Suprematism (Supremus No. 58), Kazimir Malevich, 1916 (Sumber gambar: velvenoir.com)

Di tengah badai yang terjadi karena Revolusi Rusia di tahun 1917 dan kemudian tekanan yang dilakukan oleh pemerintahan Komunis yang berkuasa demikian, suprematisme tetap mampu bertahan. Hanya saja, menjelang akhir 1920-an kebiasaan orang mulai berubah dan pergerakan suprematisme mulai kehilangan kepopuleritasannya di Rusia, apalagi setelah mendapat kecaman dari Stalin.
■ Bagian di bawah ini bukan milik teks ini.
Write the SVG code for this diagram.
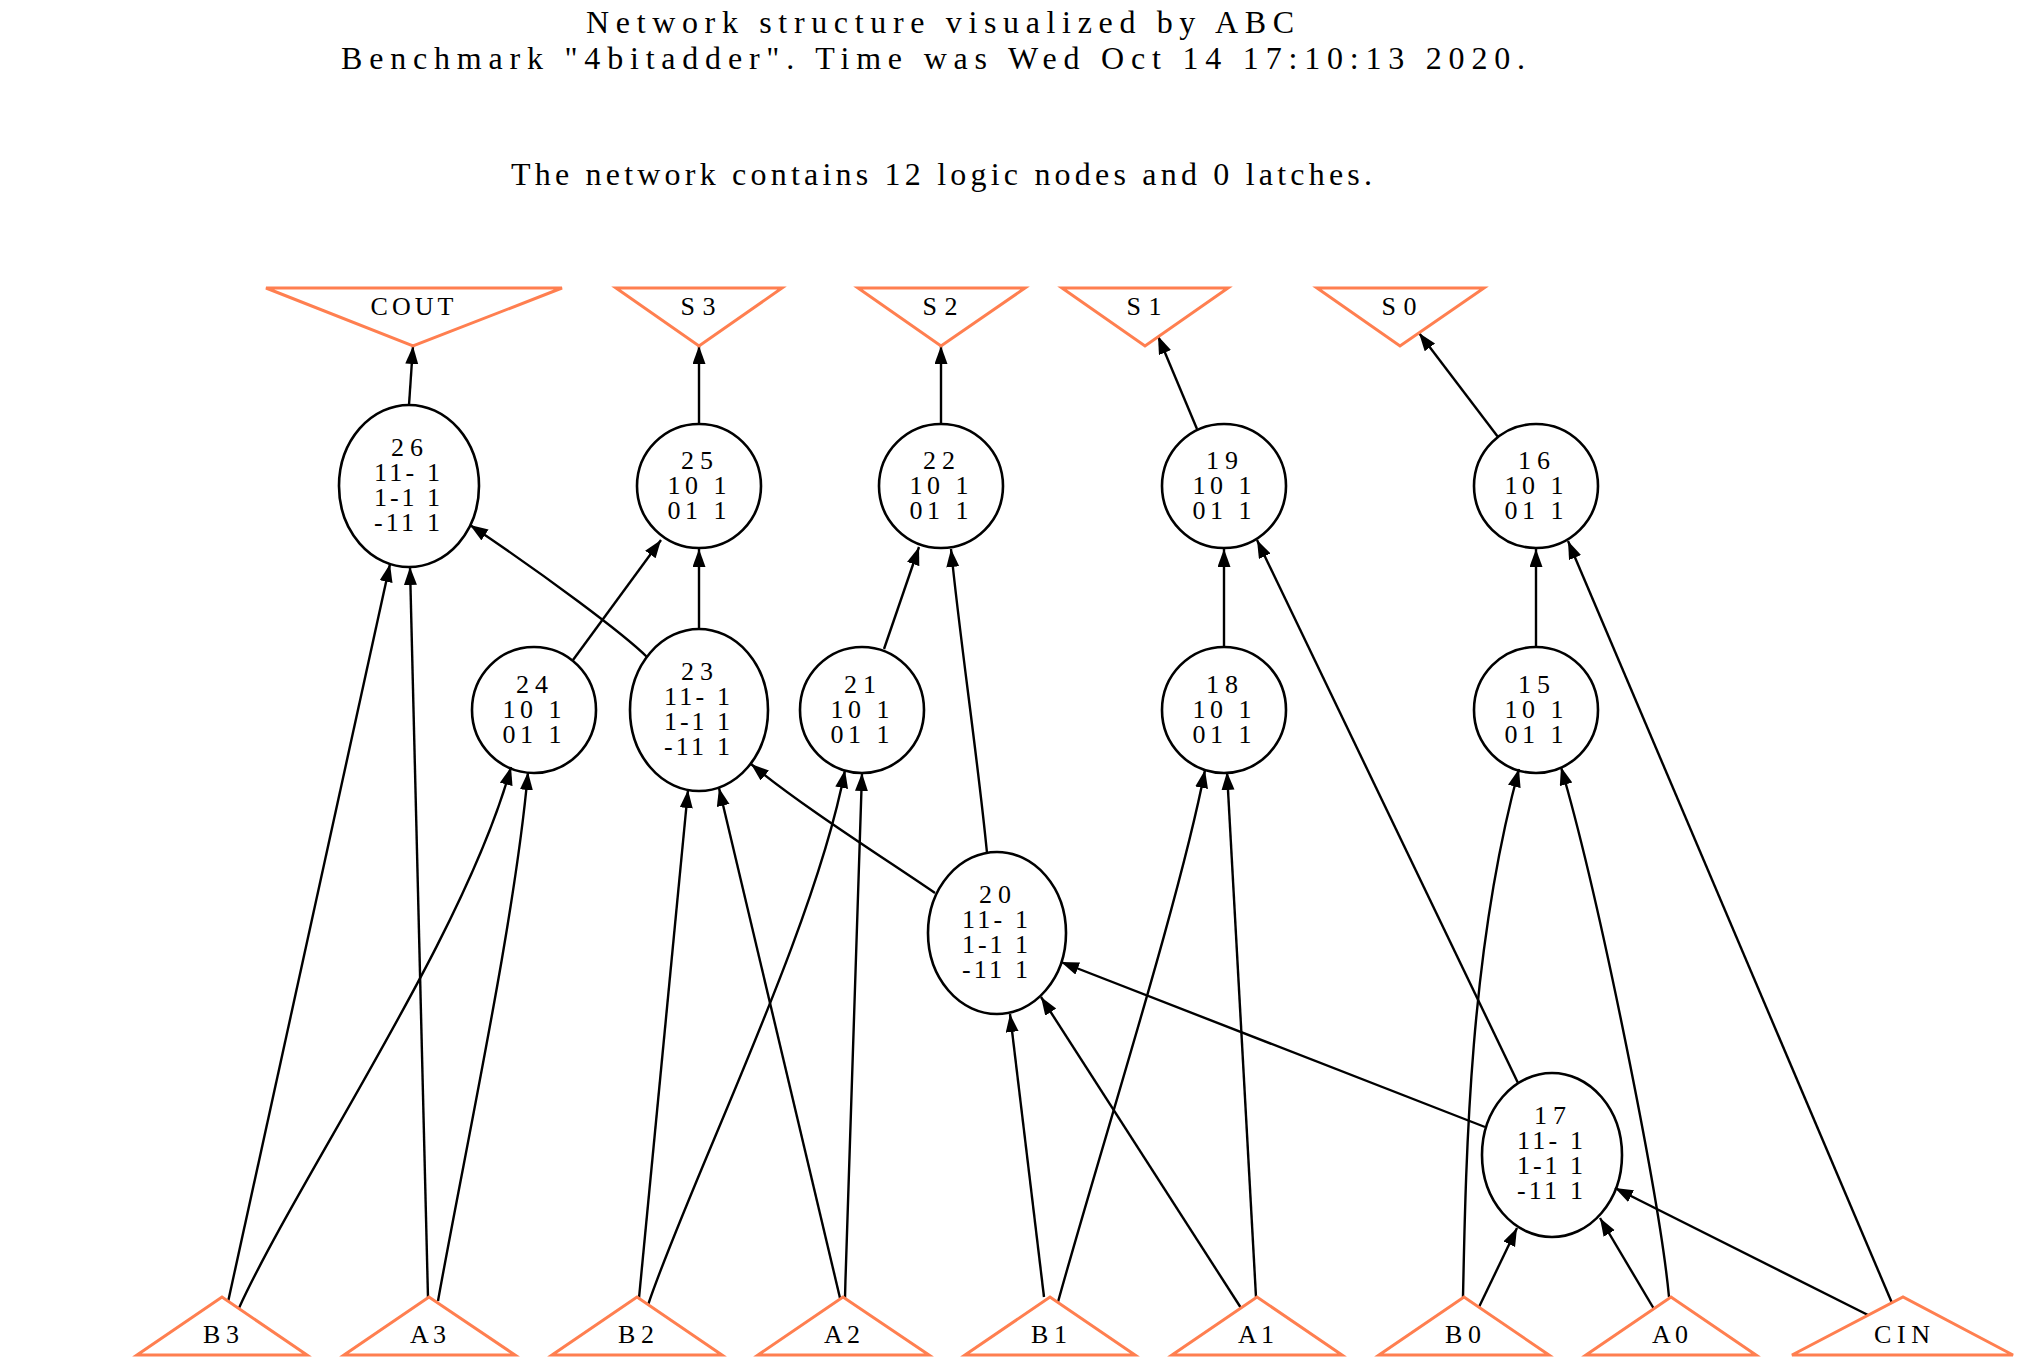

Di antara tahun 1919 dan 1927 Malevich bahka berhenti melukis sama sekali dan mendedikasikan dirinya di bilang penulisan teoritis. Saat kembali mendalami lukisan, ia meninggalkan suprematisme dan memilih untuk kembali pada lukisan representasional.

Meski konsep esoterik Malevich telah mencegah gerakan suprematisme untuk berkembang dengan lebih luas lagi, namun sudah memberi impikasi yang cukup berarti dalam aliran abstrak. Dengan suprematisme, Malevich sudah memberi jalan pada sebuah seni yang bersifat transendental, yang karya-karyanya bisa membantu yang melihat untuk meraih konsep pemahaman yang lebih tinggi lagi dan hal ini masih dapat ditemui dalam seni abstrak yang berkembang kemudian.

Pengenalan suprematisme di dunia barat pada pameran Berlin di tahun 1927 mendapat sambutan yang baik dan membangkitkan minat untuk aliran ini di Eropa maupun Amerika Serikat. Alfred Barr kemudian membawa beberapa karya suprematisme Malevich ke Museum of Modern Art di New York, yang disertakan dalam sebuah pameran yang kemudian mempengaruhi modernisme Amerika,  Cubism and Abstract Art (1936).

“Zaha Hadid and Suprematism,” Zurich’s Gallerie Gmurzynska, Juli 2010 (Sumber gambar: carolinetiger.com)

Lissitzky,  yang juga memainkan peranan penting dalam mempromosikan suprematisme di luar Rusia, kemudian menggunakan bentuk dan konsep suprematisme pada desain grafis dan juga arsitektur, yang kemudian membentuk gerakan konstruksionisme. Gerakan ini masih bisa ditemui pengaruhnya di berbagai arsitektur kontemporer, misalnya dalam kreasi berjudul “Suprematist” karya  Zaha Hadid.